======== Data segment

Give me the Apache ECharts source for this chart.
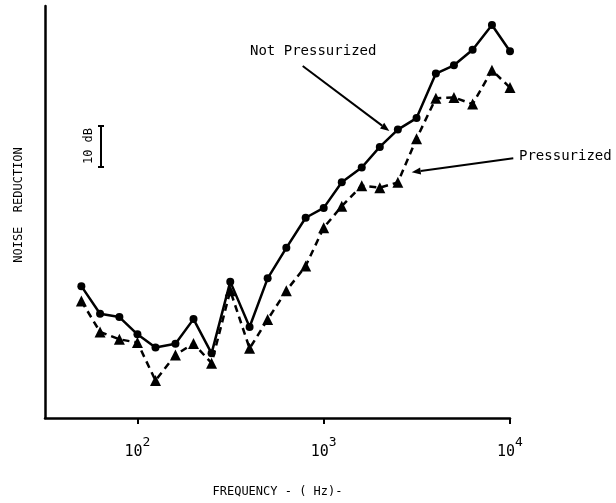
<!DOCTYPE html>
<html>
<head>
<meta charset="utf-8">
<script src="https://cdn.jsdelivr.net/npm/echarts@6/dist/echarts.min.js"></script>
<style>
html,body{margin:0;padding:0;background:#fff;}
#chart{width:616px;height:503px;}
</style>
</head>
<body>
<div id="chart"></div>
<script>
// Third-octave band centre frequencies (Hz)
const frequencies = [50, 63, 80, 100, 125, 160, 200, 250, 315, 400, 500, 630, 800, 1000, 1250, 1600, 2000, 2500, 3150, 4000, 5000, 6300, 8000, 10000];
// Noise reduction (dB, relative scale)
const notPressurized = [32.0, 25.3, 24.5, 20.3, 17.1, 18.0, 24.0, 15.7, 33.1, 22.1, 33.9, 41.3, 48.6, 51.0, 57.2, 60.8, 65.8, 70.0, 72.8, 83.6, 85.6, 89.4, 95.4, 89.0];
const pressurized = [28.4, 20.9, 19.1, 18.3, 9.1, 15.3, 18.1, 13.3, 30.9, 16.9, 23.9, 30.9, 36.9, 46.2, 51.4, 56.4, 55.9, 57.2, 67.8, 77.6, 77.8, 76.2, 84.4, 80.2];
// Tick labels
const tickValues = [100, 1000, 10000];
const tickExponents = ['2', '3', '4'];

const FONT = '"DejaVu Sans Mono", monospace';
const chart = echarts.init(document.getElementById('chart'), null, {renderer: 'canvas'});

function arrow(x1, y1, x2, y2) {
  const ang = Math.atan2(y2 - y1, x2 - x1);
  const L = 9, W = 3.5;
  const bx = x2 - L * Math.cos(ang), by = y2 - L * Math.sin(ang);
  const px = -Math.sin(ang) * W, py = Math.cos(ang) * W;
  return [
    {type: 'line', shape: {x1: x1, y1: y1, x2: bx, y2: by}, style: {stroke: '#000', lineWidth: 2}},
    {type: 'polygon', shape: {points: [[x2, y2], [bx + px, by + py], [bx - px, by - py]]}, style: {fill: '#000'}}
  ];
}

const option = {
  animation: false,
  backgroundColor: '#fff',
  grid: {left: 45, right: 106, top: 6, bottom: 81, containLabel: false},
  xAxis: {
    type: 'log',
    logBase: 10,
    min: 31.9,
    max: 10000,
    name: 'FREQUENCY - ( Hz)-',
    nameLocation: 'middle',
    nameGap: 68,
    nameTextStyle: {fontFamily: FONT, fontSize: 12, color: '#000'},
    axisLine: {show: true, lineStyle: {color: '#000', width: 2.5}},
    axisTick: {show: true, inside: false, length: 6, customValues: tickValues, lineStyle: {color: '#000', width: 2}},
    splitLine: {show: false},
    minorTick: {show: false},
    axisLabel: {
      customValues: tickValues,
      margin: 18,
      formatter: function (v) {
        const i = tickValues.indexOf(v);
        const e = i >= 0 ? tickExponents[i] : String(Math.round(Math.log10(v)));
        return '{b|10}{s|' + e + '}';
      },
      rich: {
        b: {fontFamily: FONT, fontSize: 15, color: '#000', lineHeight: 24, verticalAlign: 'bottom'},
        s: {fontFamily: FONT, fontSize: 13, color: '#000', lineHeight: 24, verticalAlign: 'top'}
      }
    }
  },
  yAxis: {
    type: 'value',
    min: 0,
    max: 100,
    name: 'NOISE  REDUCTION',
    nameLocation: 'middle',
    nameGap: 20,
    nameTextStyle: {fontFamily: FONT, fontSize: 12, color: '#000', padding: [0, 0, 0, 14]},
    axisLine: {show: true, lineStyle: {color: '#000', width: 2.5}},
    axisTick: {show: false},
    axisLabel: {show: false},
    splitLine: {show: false}
  },
  series: [
    {
      name: 'Not Pressurized',
      type: 'line',
      data: frequencies.map((f, i) => [f, notPressurized[i]]),
      symbol: 'circle',
      symbolSize: 8,
      lineStyle: {color: '#000', width: 2.5},
      itemStyle: {color: '#000'},
      z: 3
    },
    {
      name: 'Pressurized',
      type: 'line',
      data: frequencies.map((f, i) => [f, pressurized[i]]),
      symbol: 'triangle',
      symbolSize: 11,
      lineStyle: {color: '#000', width: 2.5, type: [7, 5]},
      itemStyle: {color: '#000'},
      z: 2
    }
  ],
  graphic: [
    {type: 'text', left: 250, top: 44, style: {text: 'Not Pressurized', font: '14px ' + FONT, fill: '#000'}},
    {type: 'text', left: 519, top: 149, style: {text: 'Pressurized', font: '14px ' + FONT, fill: '#000'}},
    ...arrow(302.7, 66, 389.3, 131),
    ...arrow(513.3, 158.3, 411.7, 172.3),
    // 10 dB scale bar
    {type: 'line', shape: {x1: 101, y1: 126, x2: 101, y2: 167}, style: {stroke: '#000', lineWidth: 2}},
    {type: 'line', shape: {x1: 98, y1: 126, x2: 104, y2: 126}, style: {stroke: '#000', lineWidth: 2}},
    {type: 'line', shape: {x1: 98, y1: 167, x2: 104, y2: 167}, style: {stroke: '#000', lineWidth: 2}},
    {type: 'text', x: 89, y: 146, rotation: Math.PI / 2,
      style: {text: '10 dB', font: '12px ' + FONT, fill: '#000', textAlign: 'center', textVerticalAlign: 'middle'}}
  ]
};
chart.setOption(option);
</script>
</body>
</html>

================

--- Description of the task ---
Quote the material word for word, dropping any images it holds.

--- Task answer ---
Give me the Apache ECharts source for this chart.
<!DOCTYPE html>
<html>
<head>
<meta charset="utf-8">
<script src="https://cdn.jsdelivr.net/npm/echarts@6/dist/echarts.min.js"></script>
<style>
html,body{margin:0;padding:0;background:#fff;}
#chart{width:616px;height:503px;}
</style>
</head>
<body>
<div id="chart"></div>
<script>
// Third-octave band centre frequencies (Hz)
const frequencies = [50, 63, 80, 100, 125, 160, 200, 250, 315, 400, 500, 630, 800, 1000, 1250, 1600, 2000, 2500, 3150, 4000, 5000, 6300, 8000, 10000];
// Noise reduction (dB, relative scale)
const notPressurized = [32.0, 25.3, 24.5, 20.3, 17.1, 18.0, 24.0, 15.7, 33.1, 22.1, 33.9, 41.3, 48.6, 51.0, 57.2, 60.8, 65.8, 70.0, 72.8, 83.6, 85.6, 89.4, 95.4, 89.0];
const pressurized = [28.4, 20.9, 19.1, 18.3, 9.1, 15.3, 18.1, 13.3, 30.9, 16.9, 23.9, 30.9, 36.9, 46.2, 51.4, 56.4, 55.9, 57.2, 67.8, 77.6, 77.8, 76.2, 84.4, 80.2];
// Tick labels
const tickValues = [100, 1000, 10000];
const tickExponents = ['2', '3', '4'];

const FONT = '"DejaVu Sans Mono", monospace';
const chart = echarts.init(document.getElementById('chart'), null, {renderer: 'canvas'});

function arrow(x1, y1, x2, y2) {
  const ang = Math.atan2(y2 - y1, x2 - x1);
  const L = 9, W = 3.5;
  const bx = x2 - L * Math.cos(ang), by = y2 - L * Math.sin(ang);
  const px = -Math.sin(ang) * W, py = Math.cos(ang) * W;
  return [
    {type: 'line', shape: {x1: x1, y1: y1, x2: bx, y2: by}, style: {stroke: '#000', lineWidth: 2}},
    {type: 'polygon', shape: {points: [[x2, y2], [bx + px, by + py], [bx - px, by - py]]}, style: {fill: '#000'}}
  ];
}

const option = {
  animation: false,
  backgroundColor: '#fff',
  grid: {left: 45, right: 106, top: 6, bottom: 81, containLabel: false},
  xAxis: {
    type: 'log',
    logBase: 10,
    min: 31.9,
    max: 10000,
    name: 'FREQUENCY - ( Hz)-',
    nameLocation: 'middle',
    nameGap: 68,
    nameTextStyle: {fontFamily: FONT, fontSize: 12, color: '#000'},
    axisLine: {show: true, lineStyle: {color: '#000', width: 2.5}},
    axisTick: {show: true, inside: false, length: 6, customValues: tickValues, lineStyle: {color: '#000', width: 2}},
    splitLine: {show: false},
    minorTick: {show: false},
    axisLabel: {
      customValues: tickValues,
      margin: 18,
      formatter: function (v) {
        const i = tickValues.indexOf(v);
        const e = i >= 0 ? tickExponents[i] : String(Math.round(Math.log10(v)));
        return '{b|10}{s|' + e + '}';
      },
      rich: {
        b: {fontFamily: FONT, fontSize: 15, color: '#000', lineHeight: 24, verticalAlign: 'bottom'},
        s: {fontFamily: FONT, fontSize: 13, color: '#000', lineHeight: 24, verticalAlign: 'top'}
      }
    }
  },
  yAxis: {
    type: 'value',
    min: 0,
    max: 100,
    name: 'NOISE  REDUCTION',
    nameLocation: 'middle',
    nameGap: 20,
    nameTextStyle: {fontFamily: FONT, fontSize: 12, color: '#000', padding: [0, 0, 0, 14]},
    axisLine: {show: true, lineStyle: {color: '#000', width: 2.5}},
    axisTick: {show: false},
    axisLabel: {show: false},
    splitLine: {show: false}
  },
  series: [
    {
      name: 'Not Pressurized',
      type: 'line',
      data: frequencies.map((f, i) => [f, notPressurized[i]]),
      symbol: 'circle',
      symbolSize: 8,
      lineStyle: {color: '#000', width: 2.5},
      itemStyle: {color: '#000'},
      z: 3
    },
    {
      name: 'Pressurized',
      type: 'line',
      data: frequencies.map((f, i) => [f, pressurized[i]]),
      symbol: 'triangle',
      symbolSize: 11,
      lineStyle: {color: '#000', width: 2.5, type: [7, 5]},
      itemStyle: {color: '#000'},
      z: 2
    }
  ],
  graphic: [
    {type: 'text', left: 250, top: 44, style: {text: 'Not Pressurized', font: '14px ' + FONT, fill: '#000'}},
    {type: 'text', left: 519, top: 149, style: {text: 'Pressurized', font: '14px ' + FONT, fill: '#000'}},
    ...arrow(302.7, 66, 389.3, 131),
    ...arrow(513.3, 158.3, 411.7, 172.3),
    // 10 dB scale bar
    {type: 'line', shape: {x1: 101, y1: 126, x2: 101, y2: 167}, style: {stroke: '#000', lineWidth: 2}},
    {type: 'line', shape: {x1: 98, y1: 126, x2: 104, y2: 126}, style: {stroke: '#000', lineWidth: 2}},
    {type: 'line', shape: {x1: 98, y1: 167, x2: 104, y2: 167}, style: {stroke: '#000', lineWidth: 2}},
    {type: 'text', x: 89, y: 146, rotation: Math.PI / 2,
      style: {text: '10 dB', font: '12px ' + FONT, fill: '#000', textAlign: 'center', textVerticalAlign: 'middle'}}
  ]
};
chart.setOption(option);
</script>
</body>
</html>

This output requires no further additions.